Every four months there’s another exhibition so it’s not a museum where you just go once. We had Saul Steinberg, R.O. Blechman, William Steig. I’m surrounded by wonderful people, my curator is Thérèse Willer, and she knows every drawing by heart, I wouldn’t know anything and she takes all these initiatives and it’s very handy if somebody wants to organize an exhibition.
Please talk more about your influences.
The artist is just like milestones on a big road of culture and every artist is a funnel from so many influences and then at last, you know, and it is, he leaves his own mark, but I would say that my mark is, for me the style is not the question, for me the question is to get an idea clearly on paper and stated, so for me a drawing is most of the time is an intellectual statement and this is where Steinberg has been most likely the most influential, I would say dessinateur, drawer, I don’t like the word ‘cartoonist’, that his greatest influence consisted in showing that you can take a whole concept, even a philosophical context or an opinion or something, and with the clarity of a few lines you can just settle it there, so I would say Steinberg was a great influence of mine, it was intellectually, it was intellectually and I still think he’s the greatest of the last century.

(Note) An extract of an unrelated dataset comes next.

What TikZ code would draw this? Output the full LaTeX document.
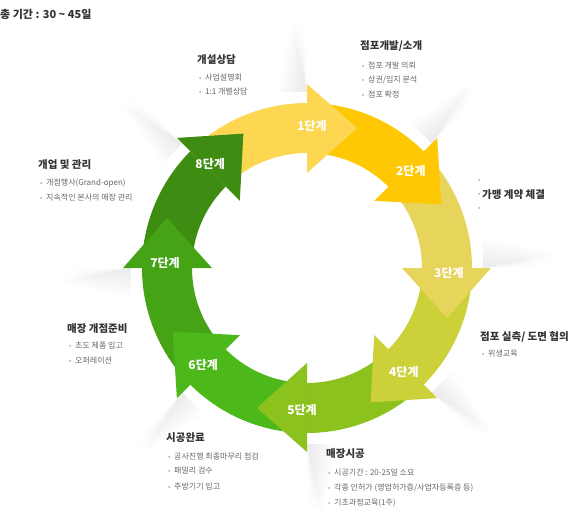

You’re working in collage now.
Well, I always did but now I have drawers and drawers of things I’ve cut out for use of collages and even for sculptures too and a lot of things is things I already brought with me via Canada from New York, as if I knew some day I would just need that element. And it’s very funny, like, I do sculptures of objects which some think I, you’d say, ‘Why would he travel and carry that stuff? That garbage?’ Because I love garbage, I love leftovers. Even in food I think with leftovers you do the best meals. And as I said, I must say that this is really a show of leftovers. You know, and I as a person am a leftover of my leftovers.